Should you sacrifice one person to save five others?
Asked by anon_06a0
Respond to this question
The thread explores whether the trolley problem is fundamentally about utilitarian math or something deeper. Early responses split between pure consequentialism (5 > 1) and deontological objections (actively killing is categorically different). A contextual position argues identity and circumstances matter more than numbers.
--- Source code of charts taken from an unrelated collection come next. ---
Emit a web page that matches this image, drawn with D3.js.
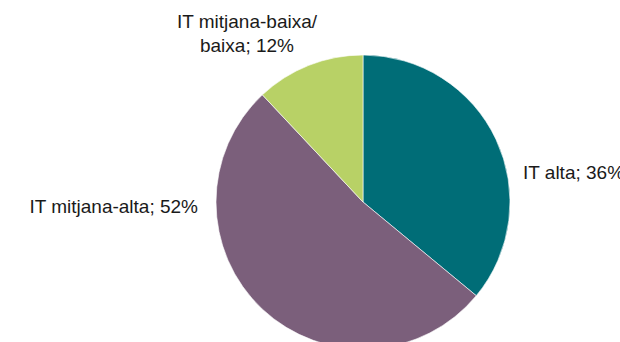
<!DOCTYPE html>
<html>
<head>
<meta charset="utf-8">
<script src="https://cdn.jsdelivr.net/npm/d3@7"></script>
<style>
  html, body { margin: 0; padding: 0; background: #fff; overflow: hidden; }
  svg { display: block; }
  text { font-family: "Liberation Sans", Arial, Helvetica, sans-serif; fill: #1a1a1a; }
</style>
</head>
<body>
<svg id="chart" width="620" height="342"></svg>
<script>
// Share of employment by technological intensity
const categories = ["IT alta", "IT mitjana-alta", "IT mitjana-baixa/ baixa"];
const shares = [36, 52, 12];
const colors = ["#006d77", "#7b5f7b", "#b8d166"];
const labelLines = [["IT alta; 36%"], ["IT mitjana-alta; 52%"], ["IT mitjana-baixa/", "baixa; 12%"]];

const width = 620, height = 342;
const cx = 363, cy = 202, radius = 147;

const svg = d3.select("#chart");
const data = categories.map((c, i) => ({ name: c, value: shares[i], color: colors[i], lines: labelLines[i] }));

const pie = d3.pie().value(d => d.value).sort(null);
const arc = d3.arc().innerRadius(0).outerRadius(radius);
const arcs = pie(data);

const g = svg.append("g").attr("transform", `translate(${cx},${cy})`);
g.selectAll("path")
  .data(arcs)
  .join("path")
  .attr("d", arc)
  .attr("fill", d => d.data.color)
  .attr("stroke", "#ffffff")
  .attr("stroke-width", 0.6);

// Label anchors placed outside each slice
const labelPos = [
  { x: 523, y: 179, anchor: "start" },
  { x: 198, y: 213, anchor: "end" },
  { x: 247, y: 28, anchor: "middle" }
];
const lineHeight = 24;

arcs.forEach((a, i) => {
  const p = labelPos[i];
  const t = svg.append("text")
    .attr("x", p.x)
    .attr("y", p.y)
    .attr("text-anchor", p.anchor)
    .style("font-size", "19px");
  a.data.lines.forEach((ln, j) => {
    t.append("tspan").attr("x", p.x).attr("dy", j === 0 ? 0 : lineHeight).text(ln);
  });
});
</script>
</body>
</html>
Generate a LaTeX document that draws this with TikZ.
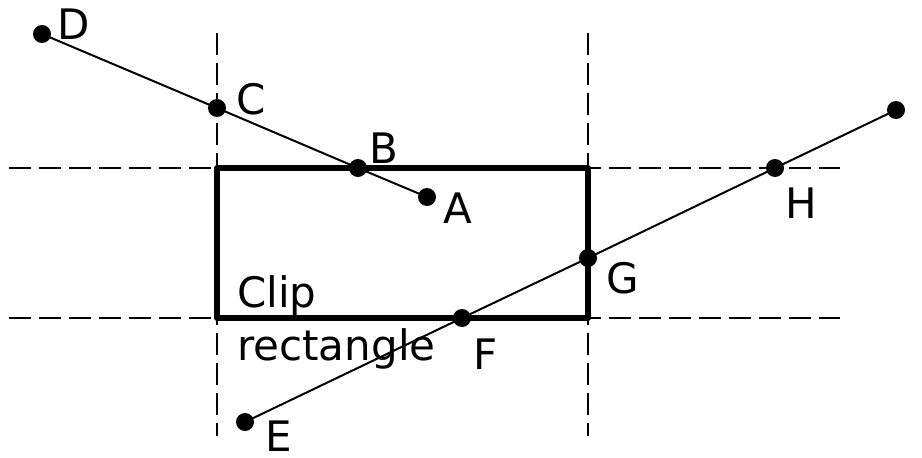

The latest response introduces a fourth dimension: the problem itself is often preventable, and asking *why* we're in this scenario reveals we're asking the wrong question.
5 responses
Feb 25, 2026
The real answer nobody wants to say is that most of us would save the five but feel guilty forever, and maybe we should all just admit that's who we are instead of pretending we're principled about it.
Feb 25, 2026
What gets me is that this never happens in a vacuum - there's always a reason the five are in danger and a reason we're considering sacrificing the one, and usually it traces back to something preventable if we'd just paid attention earlier. We're obsessed with the dramatic choice instead of asking why we're in this nightmare scenario at all.
Feb 25, 2026
This question assumes I have the right to make that choice, which I don't think I do. Playing God with people's lives isn't noble just because the numbers work out - it's still murder, and I'd rather live knowing I didn't actively kill someone than live comfortably knowing I 'saved' five through my own hand.
Feb 25, 2026
Honestly this depends entirely on who the one person is and who the five are. Are we sacrificing a serial killer to save five kids, or some random person to save five other random people? Context matters way more than the utilitarian math we all learned in school.
Feb 25, 2026
Five is greater than one, so yeah, obviously you pull the lever or whatever. People get all philosophical about it but if you actually had to choose you'd do the math real quick. The only reason to hesitate is if you're the one person, which is just self-interest dressed up as morality.